As the people of God, we look upon the Ten Commandments not as abolished but rather as fulfilled in Christ. Jesus summarized the essence of God’s commands down to these words: “You shall love the Lord your God with all your heart and with all your soul and with all your mind. This is the great and first commandment. And a second is like it: You shall love your neighbor as yourself. On these two commandments depend all the Law and the Prophets” (Matthew 22:37–40). Love God and love others. Obedience to these two commands results in obedience to the entire law of God. Jesus still teaches us to walk in obedience. Indeed, our faith in the work of Jesus does not negate our obedience but emboldens it. Now that we no longer have dread of the law’s consequences, Christ has freed us to see the beauty of obeying. In Him, we now see that God’s commandments are the rules of a loving Father for our joy and flourishment rather than viewing them as the arbitrary confinements of a megalomaniacal God. We see them as the path of wisdom, the road which God Himself has paved for us.

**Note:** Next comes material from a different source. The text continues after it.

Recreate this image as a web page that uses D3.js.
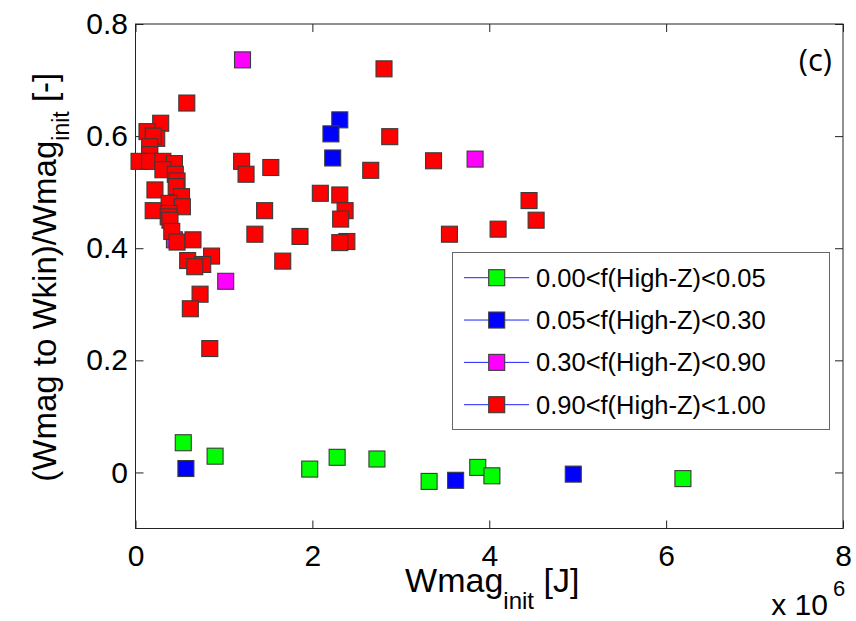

For Christians, God’s laws have many purposes, but throughout our study of the Ten Commandments, we will focus upon three.
First, they convict us of sin. They clarify what God has forbidden us to do and bring conviction whenever we disobey. Conviction is drastically different from the condemnation that the law brings apart from Christ. Condemnation leads to despair; conviction leads us to repentance.
Second, they teach us how to obey. The Scriptures repeatedly call us to devote ourselves to good works. We find in the Ten Commandments a guideline for what constitutes a good work.
Third, they reveal to us the character of God. God’s laws are not arbitrary; instead, they flow from His very nature. Thus, by studying the laws, we also find glimpses of the Lawgiver.
Each sermon, therefore, will revolve around these three functions of the law, although not necessarily always in that order.
May our meditations upon the Ten Commandments lead to a deeper understanding of our sinfulness and need for Christ our Savior.
May the LORD empower us by His Spirit to walk in obedience to them so that as we love Him and love one another the world will know that we are Christ’s disciples.
And may we better know and love God our Father as we study the goodness of His commands.